Defendants argue that the supplier list does not contain confidential information, and that [the plaintiff] has not demonstrated that Khaimov has or will use or disclose any information to his new employer []. Khaimov represents that the supplier list contains contact information that is readily available in public sources such as the internet.

According to Khaimov, the same information is obtainable by Googling various items to purchase, searching for potential sources for those respective items, and then contacting the various companies found in the search to inquire about the products offered that he can then sell on the website. Khaimov also states that the supplier list at issue only contains the name of the supplier without any contact information.

Customer lists that are readily ascertainable from sources outside an employer’s business do not qualify for trade secret protection, and thus, Khaimov’s forwarding of the list to his home email address likely does not constitute misappropriation of trade secrets. Under the first prong of the Reed standard, [the plaintiff] fails to persuade that the restrictive covenant serves any legitimate interest.

(Internal quotations and citations omitted) (emphasis added).

Court Examines Elements of Claim for Misappropriation of Skills and Expenditures in Pinterest Lawsuit

On July 8, 2014, Justice Schweitzer of the New York County Commercial Division issued a decision in Schroeder v. Pinterest Inc., 2014 NY Slip Op. 31809(U), illustrating the elements of a claim for misappropriation of skills and expenditures.

In Schroeder, the plaintiffs claimed that the defendants used their ideas and work in creating the website Pinterest. The defendants moved to dismiss. This post looks at the court’s denial of the defendants’ motion with respect to the plaintiffs’ claim for misappropriation of skills and expenditures. The court explained:

To make a claim of misappropriation of skills and expenditures, plaintiffs must allege (1) investment of labor, skill or expenditure, (2) that the information was misappropriated in bad faith, (3) and used for defendant’s own benefit. Such claims are traditionally called unfair competition. Unfair competition claims can stand even when a misappropriation of trade secret claim fails. Finally, bad faith requires the existence of a confidential or fiduciary relationship and can consist of theft, deception, bribery, or coercion.

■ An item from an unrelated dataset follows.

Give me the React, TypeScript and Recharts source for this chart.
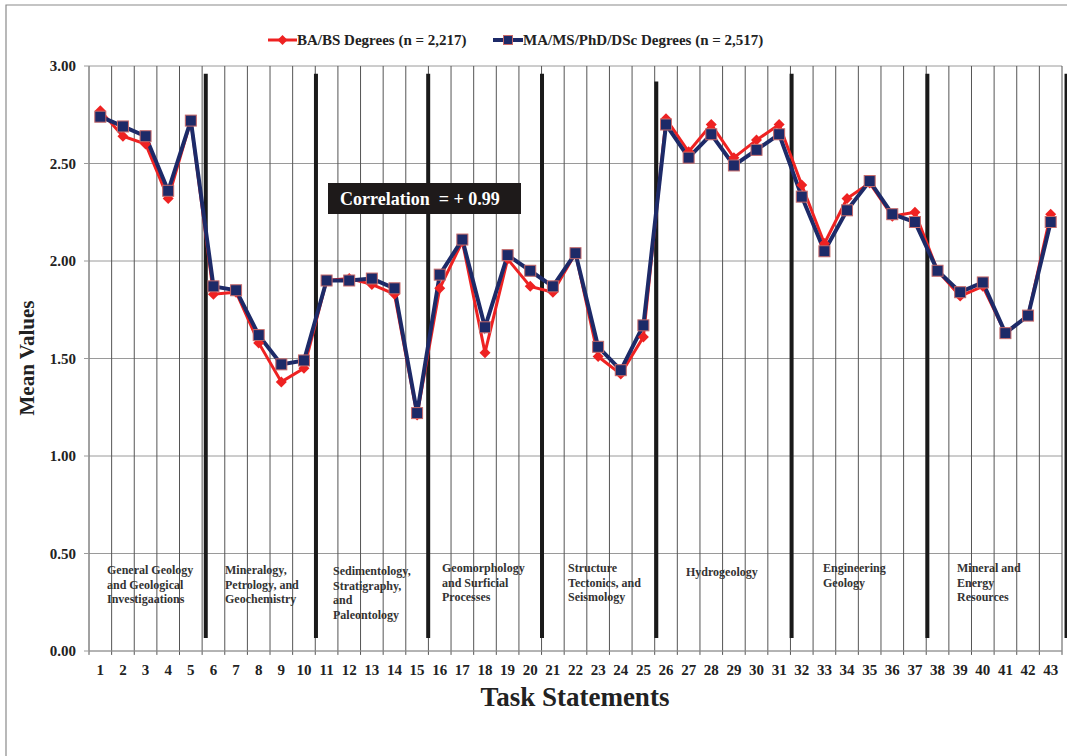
import React from "react";
import { CartesianGrid, Line, LineChart, ReferenceLine, XAxis, YAxis } from "recharts";

const tasks = [
  1, 2, 3, 4, 5, 6, 7, 8, 9, 10, 11, 12, 13, 14, 15, 16, 17, 18, 19, 20, 21, 22,
  23, 24, 25, 26, 27, 28, 29, 30, 31, 32, 33, 34, 35, 36, 37, 38, 39, 40, 41, 42, 43,
];

const baValues = [
  2.77, 2.64, 2.6, 2.32, 2.72, 1.83, 1.84, 1.58, 1.38, 1.45, 1.9, 1.91, 1.88, 1.83,
  1.21, 1.86, 2.1, 1.53, 2.01, 1.87, 1.84, 2.04, 1.51, 1.42, 1.61, 2.73, 2.56, 2.7,
  2.53, 2.62, 2.7, 2.39, 2.09, 2.32, 2.4, 2.23, 2.25, 1.95, 1.82, 1.87, 1.63, 1.72, 2.24,
];

const maValues = [
  2.74, 2.69, 2.64, 2.36, 2.72, 1.87, 1.85, 1.62, 1.47, 1.49, 1.9, 1.9, 1.91, 1.86,
  1.22, 1.93, 2.11, 1.66, 2.03, 1.95, 1.87, 2.04, 1.56, 1.44, 1.67, 2.7, 2.53, 2.65,
  2.49, 2.57, 2.65, 2.33, 2.05, 2.26, 2.41, 2.24, 2.2, 1.95, 1.84, 1.89, 1.63, 1.72, 2.2,
];

const yTicks = [0, 0.5, 1, 1.5, 2, 2.5, 3];

// thick section dividers, in task units
const dividers = [5.66, 10.53, 15.49, 20.52, 25.57, 31.55, 37.55, 43.7];

const sectionNames = [
  ["General Geology", "and Geological", "Investigaations"],
  ["Mineralogy,", "Petrology, and", "Geochemistry"],
  ["Sedimentology,", "Stratigraphy,", "and", "Paleontology"],
  ["Geomorphology", "and Surficial", "Processes"],
  ["Structure", "Tectonics, and", "Seismology"],
  ["Hydrogeology"],
  ["Engineering", "Geology"],
  ["Mineral and", "Energy", "Resources"],
];

const seriesNames = ["BA/BS Degrees (n = 2,217)", "MA/MS/PhD/DSc Degrees (n = 2,517)"];

const RED = "#ee2222";
const NAVY = "#1d2a68";
const FONT = "'Liberation Serif', 'Times New Roman', serif";

const chartData = tasks.map((task, i) => ({ task, ba: baValues[i], ma: maValues[i] }));
const boundaries = [tasks[0] - 0.5, ...tasks.map((t) => t + 0.5)];

const Diamond = (props: any) => {
  const { cx, cy, index } = props;
  if (cx == null || cy == null) return <g key={`d-${index}`} />;
  const r = 5.5;
  return (
    <polygon
      key={`d-${index}`}
      points={`${cx},${cy - r} ${cx + r},${cy} ${cx},${cy + r} ${cx - r},${cy}`}
      fill={RED}
    />
  );
};

const Square = (props: any) => {
  const { cx, cy, index } = props;
  if (cx == null || cy == null) return <g key={`s-${index}`} />;
  const s = 11;
  return (
    <rect
      key={`s-${index}`}
      x={cx - s / 2}
      y={cy - s / 2}
      width={s}
      height={s}
      fill={NAVY}
      stroke="#c86a6a"
      strokeWidth={1}
    />
  );
};

export default function App() {
  const sectionAnchors = [
    [107, 570],
    [225, 570],
    [333, 571],
    [442, 568],
    [568, 568],
    [686, 572],
    [823, 568],
    [957, 568],
  ];

  return (
    <div style={{ position: "absolute", left: 0, top: 0, width: 1067, height: 756, background: "#fff" }}>
      <LineChart
        width={1067}
        height={756}
        data={chartData}
        margin={{ top: 66, right: 5, bottom: 75, left: 0 }}
      >
        <CartesianGrid vertical={false} stroke="#9a9a9a" />
        {boundaries.map((b) => (
          <ReferenceLine
            key={`b-${b}`}
            segment={[
              { x: b, y: -0.02 },
              { x: b, y: 3 },
            ]}
            stroke="#555"
            strokeWidth={1}
            ifOverflow="visible"
          />
        ))}
        <XAxis
          type="number"
          dataKey="task"
          domain={[0.5, 43.5]}
          ticks={tasks}
          interval={0}
          axisLine={{ stroke: "#9a9a9a" }}
          tickLine={false}
          tickSize={0}
          tickMargin={13}
          height={30}
          tick={{ fill: "#222", fontSize: 15, fontWeight: 700, fontFamily: FONT }}
        />
        <YAxis
          domain={[0, 3]}
          ticks={yTicks}
          width={89}
          axisLine={{ stroke: "#9a9a9a" }}
          tickLine={{ stroke: "#9a9a9a" }}
          tickSize={5}
          tickMargin={8}
          tickFormatter={(v: number) => v.toFixed(2)}
          tick={{ fill: "#222", fontSize: 15, fontWeight: 700, fontFamily: FONT }}
        />
        {dividers.map((d, i) => (
          <ReferenceLine
            key={`div-${i}`}
            segment={[
              { x: d, y: 0.067 },
              { x: d, y: i === 4 ? 2.92 : 2.96 },
            ]}
            stroke="#1a1a1a"
            strokeWidth={4}
            ifOverflow="visible"
          />
        ))}
        <Line
          dataKey="ba"
          name={seriesNames[0]}
          stroke={RED}
          strokeWidth={3}
          dot={Diamond}
          activeDot={false}
          isAnimationActive={false}
        />
        <Line
          dataKey="ma"
          name={seriesNames[1]}
          stroke={NAVY}
          strokeWidth={4}
          dot={Square}
          activeDot={false}
          isAnimationActive={false}
        />
      </LineChart>

      <svg
        width={1067}
        height={756}
        style={{ position: "absolute", left: 0, top: 0, pointerEvents: "none" }}
        fontFamily={FONT}
        fontWeight={700}
      >
        <polyline points="6,760 6,5 1070,5" fill="none" stroke="#8a8a8a" strokeWidth={1.2} />

        {/* legend */}
        <line x1={268} y1={40} x2={297} y2={40} stroke={RED} strokeWidth={3} />
        <polygon points="282.5,35 287.5,40 282.5,45 277.5,40" fill={RED} />
        <text x={297} y={45} fontSize={15} fill="#222">
          {seriesNames[0]}
        </text>
        <line x1={493} y1={40} x2={523} y2={40} stroke={NAVY} strokeWidth={4} />
        <rect x={503.5} y={35.5} width={9} height={9} fill={NAVY} stroke="#c86a6a" />
        <text x={523} y={45} fontSize={15} fill="#222">
          {seriesNames[1]}
        </text>

        {/* correlation box */}
        <rect x={328} y={183} width={193} height={31} fill="#1e1a1a" />
        <text x={340} y={205} fontSize={18} fill="#fff" xmlSpace="preserve">
          Correlation  = + 0.99
        </text>

        {/* section names */}
        {sectionNames.map((lines, i) => (
          <text key={`sec-${i}`} fontSize={12} fill="#333">
            {lines.map((ln, j) => (
              <tspan key={j} x={sectionAnchors[i][0]} y={sectionAnchors[i][1] + 4 + j * 14.6}>
                {ln}
              </tspan>
            ))}
          </text>
        ))}

        {/* axis titles */}
        <text x={575} y={706} fontSize={27} fill="#222" textAnchor="middle">
          Task Statements
        </text>
        <text
          x={0}
          y={0}
          fontSize={21}
          fill="#222"
          textAnchor="middle"
          transform="translate(34,358) rotate(-90)"
        >
          Mean Values
        </text>
      </svg>
    </div>
  );
}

(Internal quotations and citations omitted). The court found all three elements adequately pleaded with respect to the individual defendant, Cohen, but not Pinterest, explaining:

Plaintiffs allege that the investment in skill, labor, and expenditures was misappropriated by Mr. Cohen when he took plaintiffs’ ideas to the Pinterest founders. Plaintiffs allege that Mr. Cohen acted in bad faith by stealing ideas when he promised he would not. Plaintiffs allege that Mr. Cohen, as chairman and CEO of both RDV and Skoopwire, while acting as an agent of NY A, knew that the proprietary information he acquired from plaintiffs should be kept confidential. Plaintiffs further allege that Mr. Cohen knew such information was to be kept confidential because Mr. Cohen signed the operating agreement, refused to sign a liquidation agreement, and wrote an email promising that he would not profit from plaintiffs’ ideas. . . .

Plaintiffs sufficiently allege that Mr. Cohen’s misappropriation of Mr. Schroeder’s labor, skill, and expenditures was for Mr. Cohen and NY A’s own benefit and gave defendants an unfair advantage. NY A is allegedly also responsible because Mr. Cohen was at all times acting in furtherance of NY A business and within the scope of his authority as an NYA officer. NYA exists “to provide capital to entrepreneur’s starting new businesses.” Mr. Cohen was affiliated with NY A and plaintiffs met with Mr. Cohen to look for capital. NY A’s success occurs through the investments made by its members. For example, NY A touted the success of Pinterest with a tombstone on its website. NY A is not just a clearinghouse (independent consortium of angel investors) and it does not matter that it is a not-for-profit entity.

This decision illustrates that even where a claim for theft of trade secrets might not exist, a plaintiff might still have a claim for the misappropriation of the fruits of her labor.